Bush has made clear his position on leaks: "Leaks of classified information are bad things," he said two years ago. "We’ve got too much leaking in Washington. I want to know who the leakers are." (And keep in mind, "leaks of classified information" is a much broader category than, say, "leaks of an undercover agent's identity that are found to have violated federal law." Is Valerie Plame's identity classified? Is internal information about a CIA agent's role in recommending an operative for a mission to Africa classified? I don't know, but they sound like the sorts of things that ought to be. If they are, Karl Rove is guilty of "bad things" even if he didn't violate the law.)
But what is a leak? Much of the discussion around this story has focussed on the notion of anonymity, namely because Judith Miller is in jail for refusing to break what she says are confidences. So maybe a leak is what happens when government officials speak to reporters under the veil of anonymity. If that's the case, Bush is going to have to fire or reprimand a whole lot of people, because leaks occur nearly daily in Washington, at the insistence of the White House. They are called background briefings. Many in the Washington press corps have repeatedly asked that briefings periodically offered by the State Department, Defense Department, White House, and other government institutions be conducted on the record, and they have been repeatedly rebuffed. The White House and its various departments insist--officially and as policy--on anonymity every day.
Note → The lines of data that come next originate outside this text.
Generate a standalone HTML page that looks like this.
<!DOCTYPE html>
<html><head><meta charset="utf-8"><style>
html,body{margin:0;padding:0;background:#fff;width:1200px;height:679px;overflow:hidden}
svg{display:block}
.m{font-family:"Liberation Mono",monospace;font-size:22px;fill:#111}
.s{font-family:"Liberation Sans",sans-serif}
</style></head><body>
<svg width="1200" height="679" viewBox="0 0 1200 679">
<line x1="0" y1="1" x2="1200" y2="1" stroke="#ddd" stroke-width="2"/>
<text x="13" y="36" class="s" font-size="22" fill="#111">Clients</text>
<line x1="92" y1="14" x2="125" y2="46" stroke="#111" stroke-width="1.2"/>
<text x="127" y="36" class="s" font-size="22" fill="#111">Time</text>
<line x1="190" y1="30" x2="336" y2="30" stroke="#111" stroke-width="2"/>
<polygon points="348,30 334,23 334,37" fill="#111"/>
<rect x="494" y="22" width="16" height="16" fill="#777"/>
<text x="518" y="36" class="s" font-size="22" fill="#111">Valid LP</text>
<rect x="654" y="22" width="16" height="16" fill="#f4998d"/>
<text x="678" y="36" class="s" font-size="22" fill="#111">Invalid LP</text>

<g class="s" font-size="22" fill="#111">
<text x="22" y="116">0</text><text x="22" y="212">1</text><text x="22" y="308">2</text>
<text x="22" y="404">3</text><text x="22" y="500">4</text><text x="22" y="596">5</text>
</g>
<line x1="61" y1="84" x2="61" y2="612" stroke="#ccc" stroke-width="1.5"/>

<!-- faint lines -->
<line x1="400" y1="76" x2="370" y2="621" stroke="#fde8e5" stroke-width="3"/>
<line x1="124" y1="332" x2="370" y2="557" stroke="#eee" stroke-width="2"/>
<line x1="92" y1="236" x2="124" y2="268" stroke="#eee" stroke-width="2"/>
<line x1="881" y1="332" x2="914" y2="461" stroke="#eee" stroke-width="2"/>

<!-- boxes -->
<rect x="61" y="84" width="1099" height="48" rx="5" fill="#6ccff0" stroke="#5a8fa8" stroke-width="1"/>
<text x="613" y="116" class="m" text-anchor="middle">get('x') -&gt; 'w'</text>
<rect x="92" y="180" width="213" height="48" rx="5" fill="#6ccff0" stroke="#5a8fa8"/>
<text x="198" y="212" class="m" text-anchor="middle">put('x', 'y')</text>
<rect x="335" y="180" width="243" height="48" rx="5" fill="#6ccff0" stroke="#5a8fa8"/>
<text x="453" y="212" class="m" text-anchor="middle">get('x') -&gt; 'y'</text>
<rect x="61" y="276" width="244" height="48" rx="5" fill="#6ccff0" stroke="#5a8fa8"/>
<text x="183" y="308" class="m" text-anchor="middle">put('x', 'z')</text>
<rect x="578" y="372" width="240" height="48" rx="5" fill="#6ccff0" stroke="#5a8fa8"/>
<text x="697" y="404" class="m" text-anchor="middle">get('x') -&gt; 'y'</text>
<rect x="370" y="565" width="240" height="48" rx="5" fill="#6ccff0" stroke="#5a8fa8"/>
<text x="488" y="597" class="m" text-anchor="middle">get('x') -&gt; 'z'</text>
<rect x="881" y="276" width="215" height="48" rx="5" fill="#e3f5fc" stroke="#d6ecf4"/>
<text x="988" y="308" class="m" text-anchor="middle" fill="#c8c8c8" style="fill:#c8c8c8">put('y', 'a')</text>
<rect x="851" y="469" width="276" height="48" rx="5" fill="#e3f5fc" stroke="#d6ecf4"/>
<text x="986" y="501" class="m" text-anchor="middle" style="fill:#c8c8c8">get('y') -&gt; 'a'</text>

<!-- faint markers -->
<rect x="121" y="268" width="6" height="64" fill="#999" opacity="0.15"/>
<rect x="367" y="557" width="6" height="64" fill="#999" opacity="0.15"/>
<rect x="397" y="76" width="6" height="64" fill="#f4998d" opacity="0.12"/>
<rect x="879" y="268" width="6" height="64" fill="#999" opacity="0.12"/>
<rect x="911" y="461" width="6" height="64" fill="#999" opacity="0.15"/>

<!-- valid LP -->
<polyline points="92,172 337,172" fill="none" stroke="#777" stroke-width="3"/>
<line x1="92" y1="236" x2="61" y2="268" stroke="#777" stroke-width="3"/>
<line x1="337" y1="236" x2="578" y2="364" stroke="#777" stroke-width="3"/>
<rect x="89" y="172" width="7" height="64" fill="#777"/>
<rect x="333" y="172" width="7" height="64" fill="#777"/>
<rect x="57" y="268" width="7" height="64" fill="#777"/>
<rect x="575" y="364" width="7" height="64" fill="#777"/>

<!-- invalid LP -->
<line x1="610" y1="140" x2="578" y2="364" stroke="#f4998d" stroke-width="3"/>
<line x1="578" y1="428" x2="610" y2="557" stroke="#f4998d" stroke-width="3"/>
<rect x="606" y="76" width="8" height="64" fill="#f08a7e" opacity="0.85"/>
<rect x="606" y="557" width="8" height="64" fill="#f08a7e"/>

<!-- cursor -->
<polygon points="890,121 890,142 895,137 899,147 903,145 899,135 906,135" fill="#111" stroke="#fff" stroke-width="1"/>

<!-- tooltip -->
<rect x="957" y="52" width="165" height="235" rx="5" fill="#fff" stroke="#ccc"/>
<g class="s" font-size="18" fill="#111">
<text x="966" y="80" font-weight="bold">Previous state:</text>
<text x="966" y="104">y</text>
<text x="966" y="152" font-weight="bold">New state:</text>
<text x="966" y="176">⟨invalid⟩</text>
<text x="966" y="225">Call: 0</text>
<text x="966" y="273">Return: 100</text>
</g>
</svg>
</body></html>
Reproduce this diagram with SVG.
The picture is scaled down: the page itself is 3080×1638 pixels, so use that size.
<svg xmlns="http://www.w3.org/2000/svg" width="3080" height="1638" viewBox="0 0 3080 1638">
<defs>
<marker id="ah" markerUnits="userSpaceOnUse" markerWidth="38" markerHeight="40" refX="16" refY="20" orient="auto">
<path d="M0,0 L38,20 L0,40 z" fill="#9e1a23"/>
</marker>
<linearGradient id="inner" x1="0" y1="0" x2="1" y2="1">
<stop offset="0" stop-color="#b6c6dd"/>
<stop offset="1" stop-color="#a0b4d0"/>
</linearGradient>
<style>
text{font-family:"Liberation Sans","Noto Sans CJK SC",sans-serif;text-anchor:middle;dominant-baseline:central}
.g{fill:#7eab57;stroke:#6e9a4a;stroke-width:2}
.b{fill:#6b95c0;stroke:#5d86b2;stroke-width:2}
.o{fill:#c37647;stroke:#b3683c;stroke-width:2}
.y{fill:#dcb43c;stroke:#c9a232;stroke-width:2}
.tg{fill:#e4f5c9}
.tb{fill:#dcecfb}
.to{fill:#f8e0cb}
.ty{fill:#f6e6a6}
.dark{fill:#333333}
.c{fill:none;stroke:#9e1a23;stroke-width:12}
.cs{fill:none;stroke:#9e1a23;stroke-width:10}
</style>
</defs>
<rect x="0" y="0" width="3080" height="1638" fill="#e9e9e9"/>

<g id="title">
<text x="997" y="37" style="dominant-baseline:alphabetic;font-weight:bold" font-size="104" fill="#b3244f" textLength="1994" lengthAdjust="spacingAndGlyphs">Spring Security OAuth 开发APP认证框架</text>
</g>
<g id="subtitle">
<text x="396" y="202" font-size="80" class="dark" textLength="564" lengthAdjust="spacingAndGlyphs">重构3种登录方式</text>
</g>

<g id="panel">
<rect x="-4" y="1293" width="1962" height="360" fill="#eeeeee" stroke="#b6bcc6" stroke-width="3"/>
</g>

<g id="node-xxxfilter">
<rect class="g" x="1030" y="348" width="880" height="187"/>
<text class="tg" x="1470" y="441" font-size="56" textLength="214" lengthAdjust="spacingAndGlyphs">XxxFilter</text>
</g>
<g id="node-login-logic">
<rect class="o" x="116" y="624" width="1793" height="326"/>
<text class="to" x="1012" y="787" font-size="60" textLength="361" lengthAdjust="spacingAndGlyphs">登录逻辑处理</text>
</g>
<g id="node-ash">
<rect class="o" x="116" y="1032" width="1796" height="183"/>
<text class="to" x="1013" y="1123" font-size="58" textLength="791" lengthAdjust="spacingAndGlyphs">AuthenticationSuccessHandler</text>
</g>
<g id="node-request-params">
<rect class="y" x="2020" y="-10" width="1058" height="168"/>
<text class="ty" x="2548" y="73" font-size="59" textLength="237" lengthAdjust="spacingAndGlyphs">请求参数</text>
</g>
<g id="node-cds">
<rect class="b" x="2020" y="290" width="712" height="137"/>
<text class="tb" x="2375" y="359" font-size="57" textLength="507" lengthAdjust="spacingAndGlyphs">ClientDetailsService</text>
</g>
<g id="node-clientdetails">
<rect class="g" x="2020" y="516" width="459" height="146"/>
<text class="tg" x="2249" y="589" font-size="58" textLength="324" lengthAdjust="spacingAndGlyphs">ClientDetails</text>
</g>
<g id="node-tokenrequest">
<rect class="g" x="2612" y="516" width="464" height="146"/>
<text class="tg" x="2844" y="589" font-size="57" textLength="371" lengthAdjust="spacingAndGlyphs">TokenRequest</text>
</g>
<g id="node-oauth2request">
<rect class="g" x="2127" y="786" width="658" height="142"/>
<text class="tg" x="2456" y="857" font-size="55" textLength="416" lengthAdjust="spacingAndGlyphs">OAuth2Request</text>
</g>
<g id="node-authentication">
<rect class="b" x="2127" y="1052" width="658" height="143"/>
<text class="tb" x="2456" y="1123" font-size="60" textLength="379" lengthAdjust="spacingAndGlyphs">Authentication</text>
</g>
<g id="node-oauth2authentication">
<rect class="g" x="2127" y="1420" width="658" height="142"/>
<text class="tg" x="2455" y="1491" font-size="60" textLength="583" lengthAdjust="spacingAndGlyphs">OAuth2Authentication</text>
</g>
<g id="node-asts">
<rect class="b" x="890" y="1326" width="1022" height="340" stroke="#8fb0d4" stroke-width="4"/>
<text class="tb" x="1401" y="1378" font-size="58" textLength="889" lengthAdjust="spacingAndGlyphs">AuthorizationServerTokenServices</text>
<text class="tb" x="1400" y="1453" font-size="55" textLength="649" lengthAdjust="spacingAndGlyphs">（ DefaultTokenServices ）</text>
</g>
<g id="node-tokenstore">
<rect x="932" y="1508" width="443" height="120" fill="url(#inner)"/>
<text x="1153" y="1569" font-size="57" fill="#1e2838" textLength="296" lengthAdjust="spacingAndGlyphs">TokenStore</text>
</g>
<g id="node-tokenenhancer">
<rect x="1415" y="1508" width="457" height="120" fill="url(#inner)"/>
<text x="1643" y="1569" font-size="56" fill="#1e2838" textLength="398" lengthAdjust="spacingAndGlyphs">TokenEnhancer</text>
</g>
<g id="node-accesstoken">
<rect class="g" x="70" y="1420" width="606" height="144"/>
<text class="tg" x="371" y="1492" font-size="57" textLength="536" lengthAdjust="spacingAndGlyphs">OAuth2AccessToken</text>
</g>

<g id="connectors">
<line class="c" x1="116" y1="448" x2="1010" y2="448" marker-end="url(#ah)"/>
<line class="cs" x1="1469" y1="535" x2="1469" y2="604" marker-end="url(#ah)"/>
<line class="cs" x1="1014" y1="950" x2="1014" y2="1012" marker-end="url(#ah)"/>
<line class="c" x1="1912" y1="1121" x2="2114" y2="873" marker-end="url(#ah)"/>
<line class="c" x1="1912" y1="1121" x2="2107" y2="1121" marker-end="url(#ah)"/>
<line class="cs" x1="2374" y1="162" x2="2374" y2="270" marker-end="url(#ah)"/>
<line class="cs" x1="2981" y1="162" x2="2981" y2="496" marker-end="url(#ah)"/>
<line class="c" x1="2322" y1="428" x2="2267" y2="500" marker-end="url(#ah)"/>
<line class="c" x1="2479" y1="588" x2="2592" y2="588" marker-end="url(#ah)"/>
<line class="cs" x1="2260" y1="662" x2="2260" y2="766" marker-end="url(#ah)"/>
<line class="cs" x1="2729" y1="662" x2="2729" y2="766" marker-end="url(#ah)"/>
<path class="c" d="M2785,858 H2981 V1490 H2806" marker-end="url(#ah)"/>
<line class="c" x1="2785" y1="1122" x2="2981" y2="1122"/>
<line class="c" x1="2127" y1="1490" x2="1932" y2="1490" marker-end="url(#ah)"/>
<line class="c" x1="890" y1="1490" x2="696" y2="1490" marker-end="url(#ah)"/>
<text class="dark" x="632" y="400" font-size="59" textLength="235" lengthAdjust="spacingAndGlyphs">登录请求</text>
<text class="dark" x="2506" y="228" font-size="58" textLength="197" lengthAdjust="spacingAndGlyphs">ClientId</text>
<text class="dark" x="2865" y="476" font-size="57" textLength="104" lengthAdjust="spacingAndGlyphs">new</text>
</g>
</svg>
OK, so it's not just anonymity that makes something a leak. There must be another component. Background briefings are conducted to explain the administration's point of view and advance its interests, so maybe a leak is what happens when someone speaks to a reporter anonymously if what the leaker says to that reporter is contrary to the interests of the administration.
That sounds about right. But if it is, then Karl Rove can't reasonably be said to have leaked anything. We know he spoke to Matt Cooper and Robert Novak, and we know it was under cover of anonymity, but it's ridiculous to think that he was saying anything contrary to the administration's interests. For one, Rove is the one who decides what the White House's interests are, and for two, the e-mail Cooper sent to his editor describing his conversation with Rove makes clear that Rove brought Plame up in order to make Cooper wary of Wilson's claims--in other words, he was doing it to advance the White House's interests.
So what we have is an anonymous source saying things that the White House wants said. That sounds to me an awful lot like a background briefing. But it's certainly not a leak. Someone needs to think of a better word.